What the Fifth Way is NOT is Paley’s Intelligent Design argument. There’s no “fine tuning” argument or probability argument, and there’s a distinction between substance and artifact as understood by Aquinas that doesn’t fit Paley’s mechanistic world view, in which the Thomist would see Paley as describing everything as artifacts.
What does Aquinas mean by saying an arrow must be pointed at a target? For illustrative purposes, consider an acorn. It has the adult oak tree as its end, as what it’s directed towards becoming. The acorn will not grow into a puppy dog, nor will it grow into a rosebush. In some way, then, the oak tree is the target that the acorn is pointed at. But if the oak tree is a target of the acorn, it must therefore be present in some way. The adult oak tree is not contained in miniature inside the acorn, so we can rule that out. We find oak trees in nature, but it would be true that if all oak trees and saplings poofed out of existence so that only the acorns remain, the acorns would still grow into oak trees. So existing oak trees are not what maintain the target of the acorn either. Aquinas rules out other explanations as well, such as a Platonic third realm. Another explanation is that a mind could hold the target of the acorn, but it could not be a human mind, as the acorn would still grow into an oak tree if there were no humans. (It would help here to understand that Thomas thought the human mind became/took on the form of a thing when it grasped it – not the brain, and not to rule out the brain’s role, but referring to a non-corporeal power that is part of how human reasoning works. Thomists still agree with this, but this isn’t a philosophy of the mind topic). And it could not be the mind of intelligent aliens, or angels, or anything contingent, for what is contingent need not have been nor need be in the future, and if the contingent beings never were or disappeared, acorns would still become oak trees. Aquinas, through better reasoning than what I’ve presented here, concluded that it must reside in a mind that is eternal and necessary, such that it could not not have been. He provides reasons that it must be one, that it must be actus purus, that it must be non-composite, that it must be omnipotent (the cause of all things possible and holding the ends of all things possible), omniscient, etc… (these later attributes I’m just summarizing. I haven’t gone over reasons for them here–i mainly wished to expand on the “arrow must be pointed at a target” line).

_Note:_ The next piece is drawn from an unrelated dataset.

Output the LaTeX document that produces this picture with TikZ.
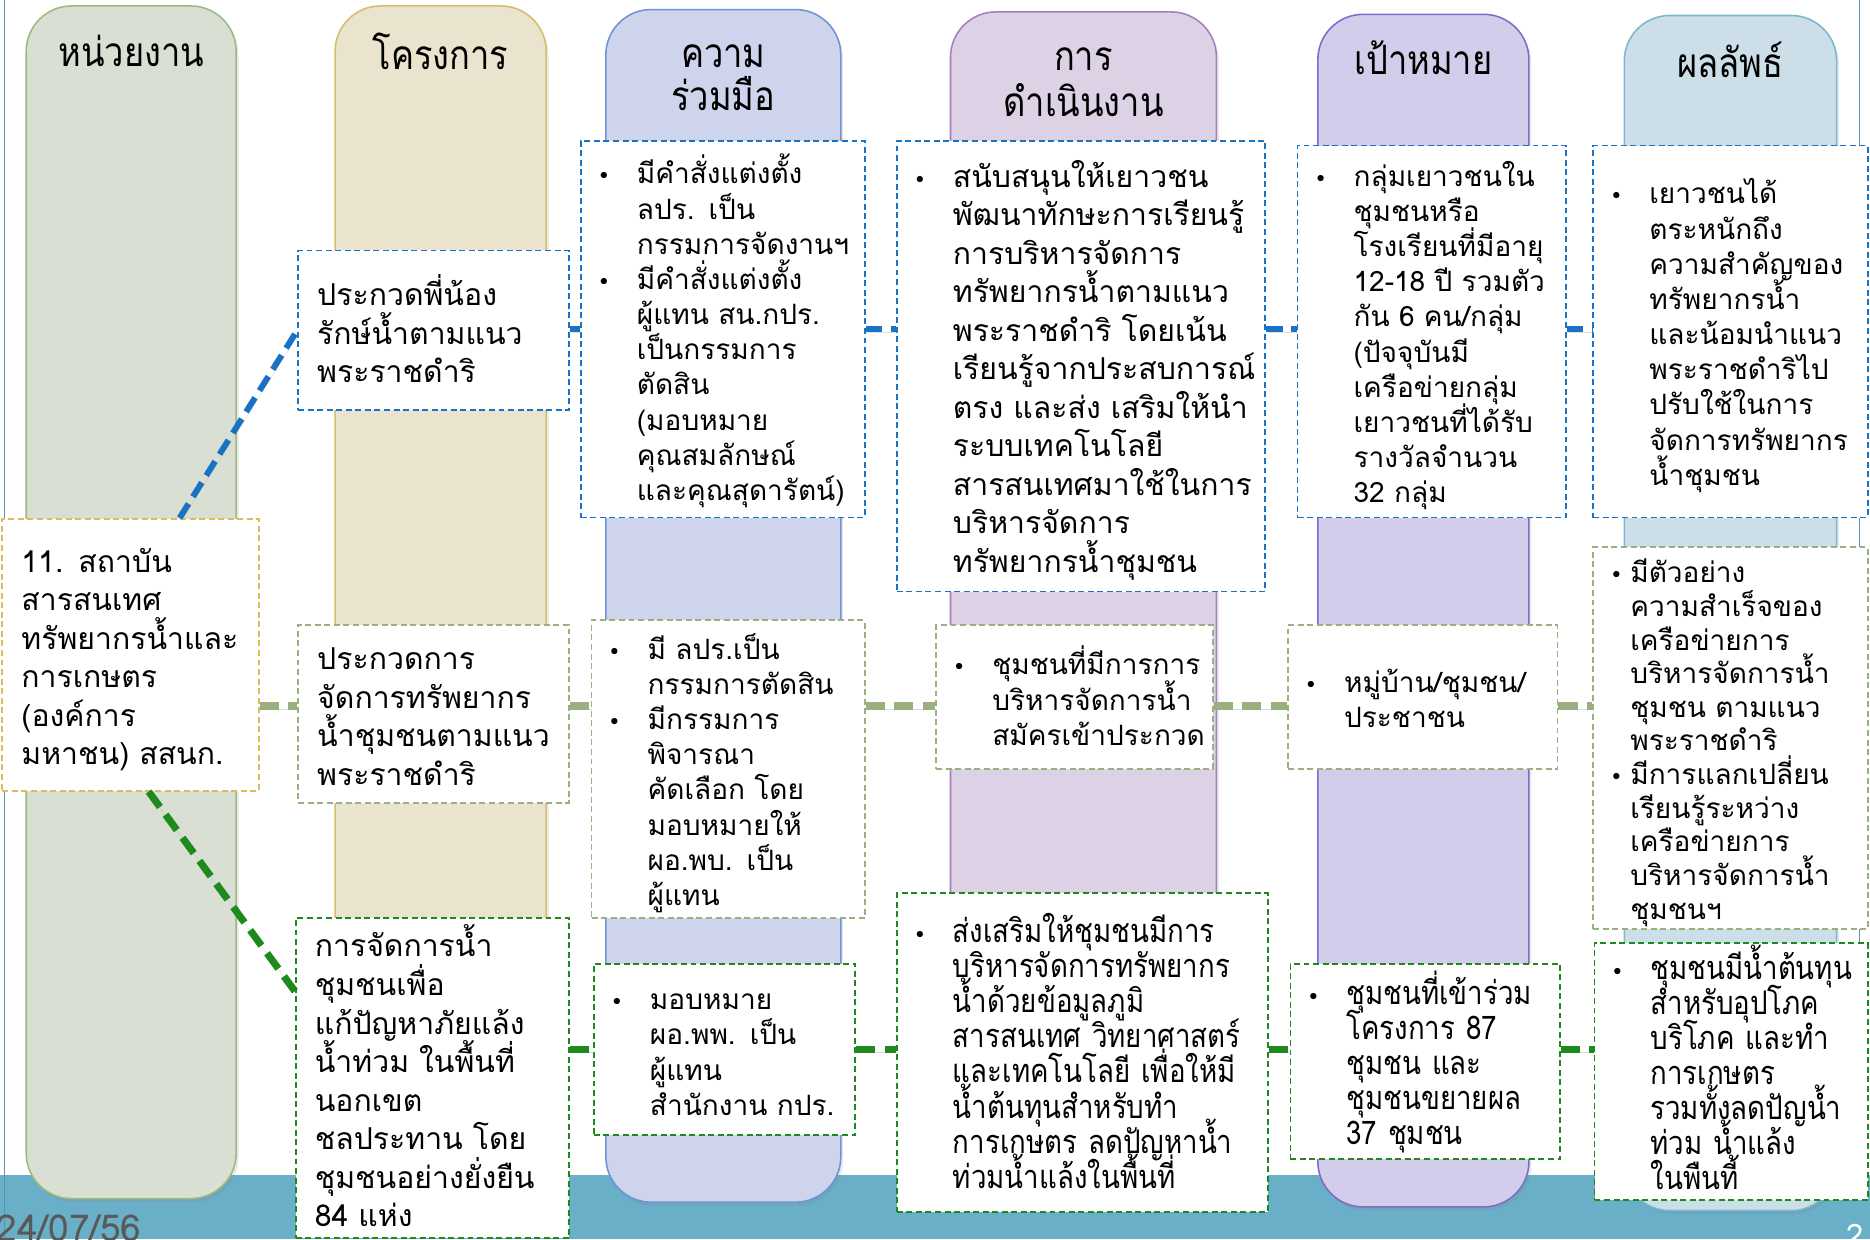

Essentially, it resides in an eternal, unchanging, omnipotent, omniscient mind that is the source of all existence once all is said and done.
Now, it might be that one would wish to object to the particulars of my example, such as an acorn and an oak tree, but it would hold true for the teleology of anything, whether it be something like a lifeform down to molecules, atoms, gluons, and so on. They “behave” or “react” as they do because their ends/“targets”/what-they-do-when-X-happens is present in some way, that is, within the divine intellect.
I hope that explanation aids discussion. If I’ve misstated the Fifth Way, please correct me.
I don’t think the Fifth Way is the only reason Aquinas argued that the First Cause must be an Intellect, though it is intended to support it, and it’s another argument that is intended, like the cosmological arguments, to show that the eternal, omnipotent, yadda yadda mind must exist.